DATA.
☆ ☆ ☆

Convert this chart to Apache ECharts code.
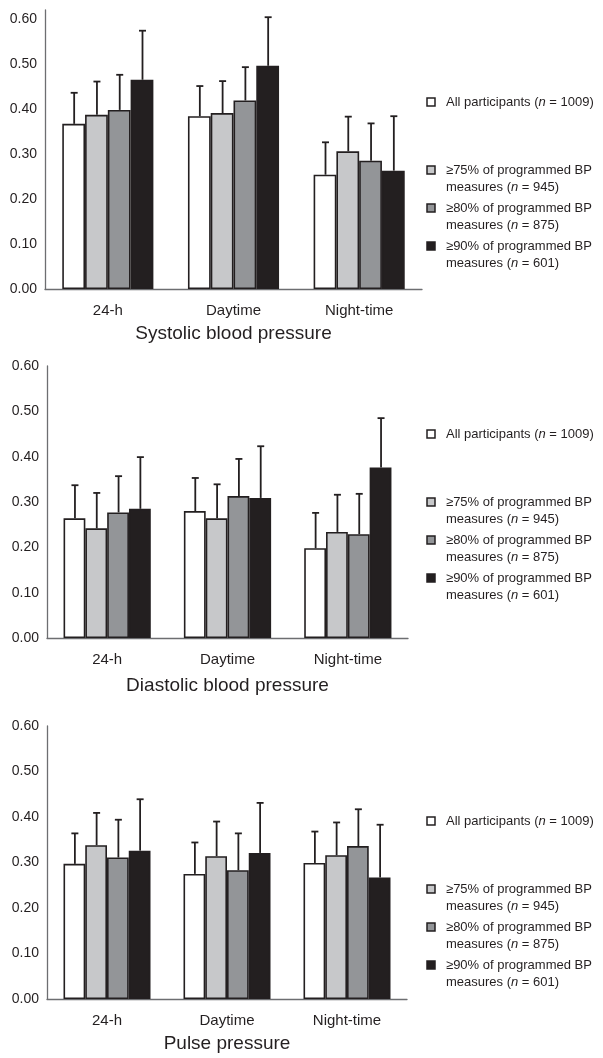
<!DOCTYPE html>
<html>
<head>
<meta charset="utf-8">
<script src="https://cdn.jsdelivr.net/npm/echarts@6/dist/echarts.min.js"></script>
<style>
body { margin: 0; background: #fff; }
.panel { position: absolute; left: 0; width: 603px; }
</style>
</head>
<body>
<div id="sbpChart" class="panel" style="top: 0; height: 350px;"></div>
<div id="dbpChart" class="panel" style="top: 350px; height: 350px;"></div>
<div id="ppChart" class="panel" style="top: 700px; height: 358px;"></div>
<script>
const periods = ['24-h', 'Daytime', 'Night-time'];
const groupNames = [
  'All participants',
  '≥75% of programmed BP measures',
  '≥80% of programmed BP measures',
  '≥90% of programmed BP measures'
];
const legendLabels = [
  'All participants ({i|n} = 1009)',
  '≥75% of programmed BP\nmeasures ({i|n} = 945)',
  '≥80% of programmed BP\nmeasures ({i|n} = 875)',
  '≥90% of programmed BP\nmeasures ({i|n} = 601)'
];
const barColors = ['#ffffff', '#c7c8ca', '#939598', '#231f20'];

// rows = groups, columns = periods (24-h, daytime, night-time)
const sbpValues = [
  [0.367, 0.384, 0.254],
  [0.387, 0.391, 0.306],
  [0.398, 0.419, 0.285],
  [0.465, 0.496, 0.263]
];
const sbpUpper = [
  [0.436, 0.451, 0.326],
  [0.461, 0.462, 0.383],
  [0.476, 0.493, 0.368],
  [0.574, 0.604, 0.384]
];

const dbpValues = [
  [0.264, 0.280, 0.198],
  [0.242, 0.264, 0.234],
  [0.277, 0.313, 0.229],
  [0.285, 0.309, 0.376]
];
const dbpUpper = [
  [0.337, 0.353, 0.276],
  [0.320, 0.339, 0.316],
  [0.357, 0.395, 0.318],
  [0.399, 0.423, 0.485]
];

const ppValues = [
  [0.297, 0.275, 0.299],
  [0.338, 0.314, 0.316],
  [0.311, 0.283, 0.336],
  [0.326, 0.321, 0.267]
];
const ppUpper = [
  [0.364, 0.344, 0.368],
  [0.409, 0.390, 0.388],
  [0.394, 0.364, 0.417],
  [0.439, 0.431, 0.383]
];

const ink = '#231f20';
const font = "'Liberation Sans', Arial, sans-serif";
const gapRatio = 0.275;

const buildChart = (domId, title, values, upper, layout) => {
  const chartDom = document.getElementById(domId);
  const myChart = echarts.init(chartDom);

  const barSeries = groupNames.map((name, g) => ({
    name: name,
    type: 'bar',
    barGap: 0,
    barCategoryGap: (gapRatio * 100) + '%',
    data: values[g],
    itemStyle: { color: barColors[g], borderColor: ink, borderWidth: 1.6 }
  }));

  const errData = [];
  values.forEach((row, g) => {
    row.forEach((v, c) => errData.push([c, g, v, upper[g][c]]));
  });

  const errSeries = {
    type: 'custom',
    z: 5,
    data: errData,
    encode: { x: 0, y: [2, 3] },
    renderItem: (params, api) => {
      const cat = api.value(0);
      const g = api.value(1);
      const base = api.coord([cat, api.value(2)]);
      const top = api.coord([cat, api.value(3)]);
      const band = api.size([1, 0])[0];
      const bw = band * (1 - gapRatio) / 4;
      const x = base[0] + (g - 1.5) * bw + 0.5;
      return {
        type: 'group',
        children: [
          { type: 'line', shape: { x1: x, y1: base[1], x2: x, y2: top[1] }, style: { stroke: ink, lineWidth: 1.8 } },
          { type: 'line', shape: { x1: x - 3.5, y1: top[1], x2: x + 3.5, y2: top[1] }, style: { stroke: ink, lineWidth: 1.8 } }
        ]
      };
    }
  };

  // legend drawn by hand so the square sits on the first text line
  const offsets = [0, 68, 106, 144];
  const legendItems = [];
  legendLabels.forEach((label, g) => {
    const cy = layout.legendTop + offsets[g];
    legendItems.push({
      type: 'rect',
      shape: { x: 427, y: cy - 4, width: 8, height: 8 },
      style: { fill: barColors[g], stroke: ink, lineWidth: 1.5 }
    });
    legendItems.push({
      type: 'text',
      x: 446,
      y: cy - 8.5,
      style: {
        text: label,
        fill: ink,
        fontFamily: font,
        fontSize: 13,
        lineHeight: 17,
        verticalAlign: 'top',
        rich: {
          i: { fontStyle: 'italic', fontFamily: font, fontSize: 13, lineHeight: 17, fill: ink }
        }
      }
    });
  });

  const option = {
    animation: false,
    backgroundColor: '#fff',
    grid: layout.grid,
    xAxis: {
      type: 'category',
      data: periods,
      axisTick: { show: false },
      axisLine: { lineStyle: { color: '#6d6e71', width: 1.3 } },
      axisLabel: { color: ink, fontSize: 15, fontFamily: font, margin: 14 },
      name: title,
      nameLocation: 'middle',
      nameGap: layout.nameGap,
      nameTextStyle: { color: ink, fontSize: 19, fontFamily: font }
    },
    yAxis: {
      type: 'value',
      min: 0,
      max: layout.yMax,
      interval: 0.1,
      splitLine: { show: false },
      axisTick: { show: false },
      axisLine: { show: true, lineStyle: { color: '#6d6e71', width: 1.3 } },
      axisLabel: {
        color: ink,
        fontSize: 14,
        fontFamily: font,
        margin: 8,
        showMaxLabel: layout.yMax <= 0.6,
        formatter: v => v.toFixed(2)
      }
    },
    graphic: legendItems,
    series: barSeries.concat([errSeries])
  };
  myChart.setOption(option);
};

buildChart('sbpChart', 'Systolic blood pressure', sbpValues, sbpUpper, {
  grid: { left: 45, right: 181, top: 10, bottom: 61 },
  yMax: 0.62,
  nameGap: 35,
  legendTop: 102
});
buildChart('dbpChart', 'Diastolic blood pressure', dbpValues, dbpUpper, {
  grid: { left: 47, right: 195, top: 16, bottom: 60 },
  yMax: 0.6,
  nameGap: 38,
  legendTop: 84
});
buildChart('ppChart', 'Pulse pressure', ppValues, ppUpper, {
  grid: { left: 47, right: 196, top: 26, bottom: 55 },
  yMax: 0.6,
  nameGap: 35,
  legendTop: 121
});
</script>
</body>
</html>
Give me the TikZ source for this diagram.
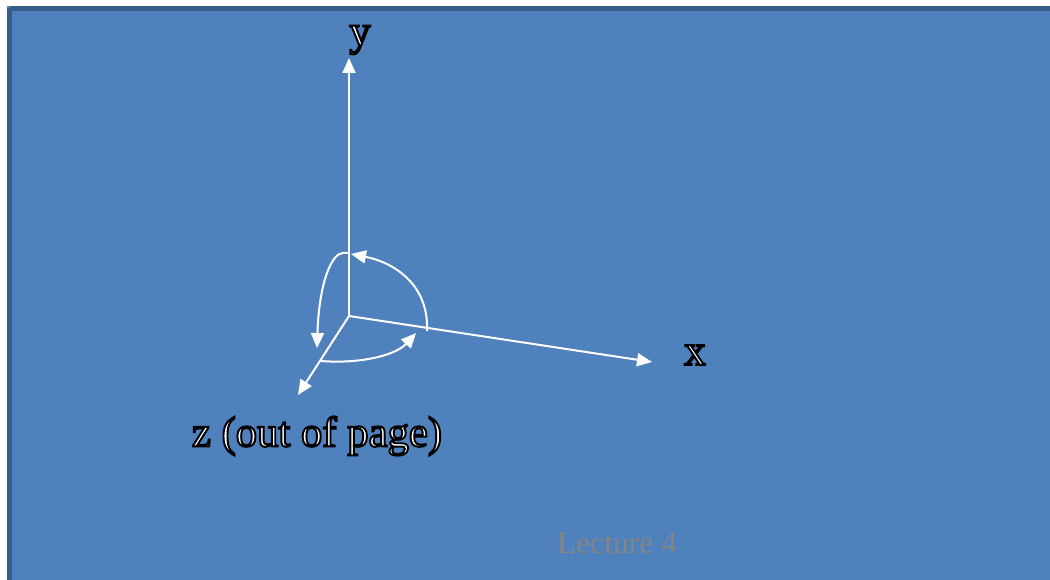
\documentclass[tikz,border=0pt]{standalone}
\usepackage{fontspec}
\setmainfont{Liberation Serif}
\usetikzlibrary{arrows.meta}
\definecolor{slideblue}{HTML}{4F81BD}
\definecolor{slideborder}{HTML}{385D8A}
\definecolor{lecgray}{HTML}{858585}
\newcommand{\embossed}[1]{\special{pdf:literal direct 2 Tr 1.1 w 0 0 0 RG}#1\special{pdf:literal direct 0 Tr}}
\begin{document}
\begin{tikzpicture}[x=0.02cm,y=-0.02cm,
  axis/.style={white,line width=0.04cm,-{Triangle[length=0.3cm,width=0.26cm]}},
  rot/.style={white,line width=0.04cm,-{Triangle[length=0.3cm,width=0.26cm]}},
  bigtxt/.style={font=\fontsize{24.3}{29}\selectfont,inner sep=0pt,text=white}]
\useasboundingbox (0,0) rectangle (1050,580);
\fill[white] (0,0) rectangle (1050,580);
\begin{scope}
\clip (0,0) rectangle (1050,580);
\fill[slideblue] (7,6) rectangle (1060,590);
\draw[slideborder,line width=0.1cm] (9.5,8.5) -- (1060,8.5);
\draw[slideborder,line width=0.1cm] (9.5,8.5) -- (9.5,590);
\end{scope}
% axes
\coordinate (O) at (349,316);
\coordinate (Y) at (349,58);
\coordinate (X) at (652,362);
\coordinate (Z) at (298,395);
\draw[axis] (O) -- (Y);
\draw[axis] (O) -- (X);
\draw[axis] (O) -- (Z);
% rotation arcs
\coordinate (a1s) at (427,331);
\coordinate (a1e) at (351,254);
\draw[rot] (a1s) .. controls (429,283) and (392,262) .. (a1e);
\coordinate (a2s) at (349,253);
\coordinate (a2m) at (343,253);
\coordinate (a2e) at (317,348);
\draw[rot] (a2s) -- (a2m) .. controls (332,253) and (319,282) .. (a2e);
\coordinate (a3s) at (321,361);
\coordinate (a3e) at (416,333);
\draw[rot] (a3s) .. controls (358,364) and (395,356) .. (a3e);
% labels
\node[bigtxt] (yl) at (360,40) {\embossed{y}};
\node[bigtxt] (xl) at (695,355) {\embossed{x}};
\node[bigtxt] (zl) at (317,436) {\embossed{z (out of page)}};
\node[font=\fontsize{18}{22}\selectfont,lecgray,inner sep=0pt,anchor=base] (lec) at (617,553) {Lecture 4};
\end{tikzpicture}
\end{document}
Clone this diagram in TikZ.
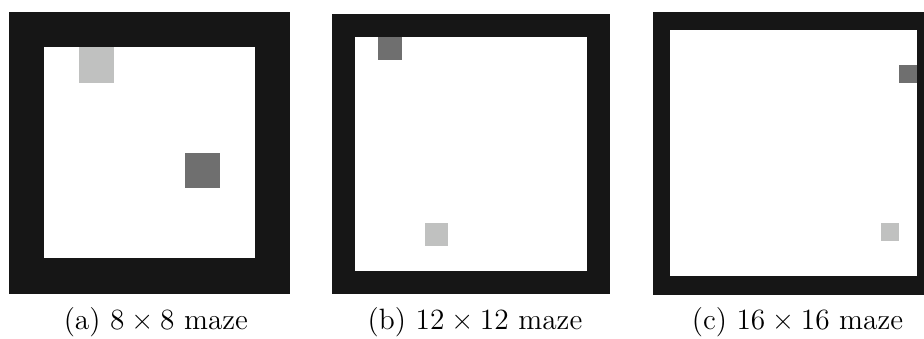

☆ ☆ ☆

STATED PROBLEM. From the data, pick out every line that includes "diagram".

PROBLEM SOLUTION.
Give me the TikZ source for this diagram.
Clone this diagram in TikZ.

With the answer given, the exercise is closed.